EMBARGOED FOR RELEASE | June 22, 2009

Green Chemistry Awards announced

WASHINGTON, D.C., June 22, 2009 –– The 2009 Presidential Green Chemistry Challenge Awards winners were announced today. The awards are given to recognize research that can make significant contributions to pollution prevention. The awards will be presented this evening at an awards ceremony at the Carnegie Institution for Science in Washington, D.C.

The Presidential Green Chemistry Challenge Awards program is administered by the U.S. Environmental Protection Agency. Judging is by an independent panel of technical experts convened by the American Chemical Society and its ACS Green Chemistry Institute®.

The Presidential Green Chemistry Challenge Awards are given in five categories. The 2009 Award winners and their categories are:

• Academic Award — Krzysztof Matyjaszewski, Ph.D., Carnegie Mellon University, Pittsburgh, Pa.

• Small Business Award — Virent Energy Systems, Inc., Madison, Wis.

• Greener Synthetic Pathways — Eastman Chemical Company, Kingsport, Tenn.

• Greener Reaction Conditions — CEM Corporation, Matthews, N.C.

• Designing Greener Chemicals — Procter & Gamble Company, Cincinnati, Ohio; jointly with Cook Composites and Polymers Company, North Kansas City, Mo.

Academic Award: Atom Transfer Radical Polymerization: Low-impact Polymerization Using a Copper Catalyst and Environmentally Friendly Reducing Agents. Hazardous chemicals are often required in the manufacture of important polymers such as lubricants, adhesives, and coatings. Matyjaszewski developed an alternative process called "Atom Transfer Radical Polymerization (ATRP)" for manufacturing polymers. The process uses chemicals that are environmentally friendly, such as ascorbic acid (vitamin C) as a reducing agent, and requires less catalyst. ATRP has been licensed to manufacturers throughout the world, reducing risks from hazardous chemicals.

Small Business Award: BioForming® Process: Catalytic Conversion of Plant Sugars into Liquid Hydrocarbon Fuel. Virent's process is a water-based, catalytic method to make gasoline, diesel, or jet fuel from the sugar, starch, or cellulose of plants that requires little external energy other than the plant biomass.

The process is flexible and can be modified to generate different fuels based on current market conditions. It can compete economically with current prices for conventionally produced petroleum-based fuels. Using plants as a renewable resource helps reduce dependence on fossil fuels.

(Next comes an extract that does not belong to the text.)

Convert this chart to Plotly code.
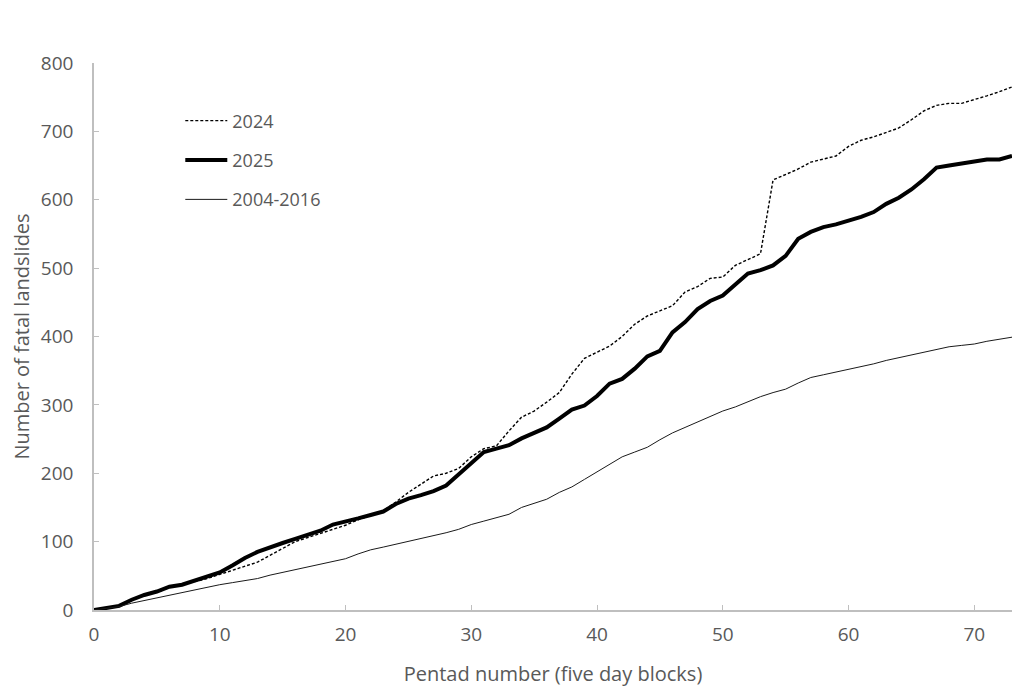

Greener Synthetic Pathways: A Solvent-Free Biocatalytic Process for Cosmetic and Personal Care Ingredients. Esters are an important class of ingredients in cosmetics and personal care products. Usually, they are manufactured by harsh chemical methods that use strong acids and potentially hazardous solvents; these methods also require a great deal of energy. Eastman’s new method uses immobilized enzymes to make esters, saving energy and avoiding both strong acids and organic solvents. This method is so gentle that Eastman can use delicate, natural raw materials to make esters never before available.

Greener Reaction Conditions: Innovative Analyzer Tags Proteins for Fast, Accurate

Results without Hazardous Chemicals or High Temperatures. Each year, laboratories test millions of samples of food for the presence of protein. Such tests generally use a large amount of hazardous substances and energy. CEM has developed a fast, automated process that uses less toxic reagents and less energy. The new system can eliminate 5.5 million pounds of hazardous waste generated by traditional testing in the United States each year. What’s more, it differentiates between protein and other chemicals used to adulterate food, such as melamine.

Designing Greener Chemicals: Chempol® MPS Resins and Sefose® Sucrose Esters Enable High-Performance Low-VOC Alkyd Paints and Coatings. Conventional oil-based “alkyd” paints provide durable, high-gloss coatings but use hazardous solvents. Procter & Gamble and Cook Composites and Polymers are developing innovative Chempol® MPS paint formulations using biobased Sefose® oils to replace petroleum-based solvents. Sefose® oils, made from sugar and vegetable oil, enable new high-performance alkyd paints with less than half the solvent. Paints with less hazardous solvent will help improve worker safety, reduce fumes indoors as the paint dries, and improve air quality.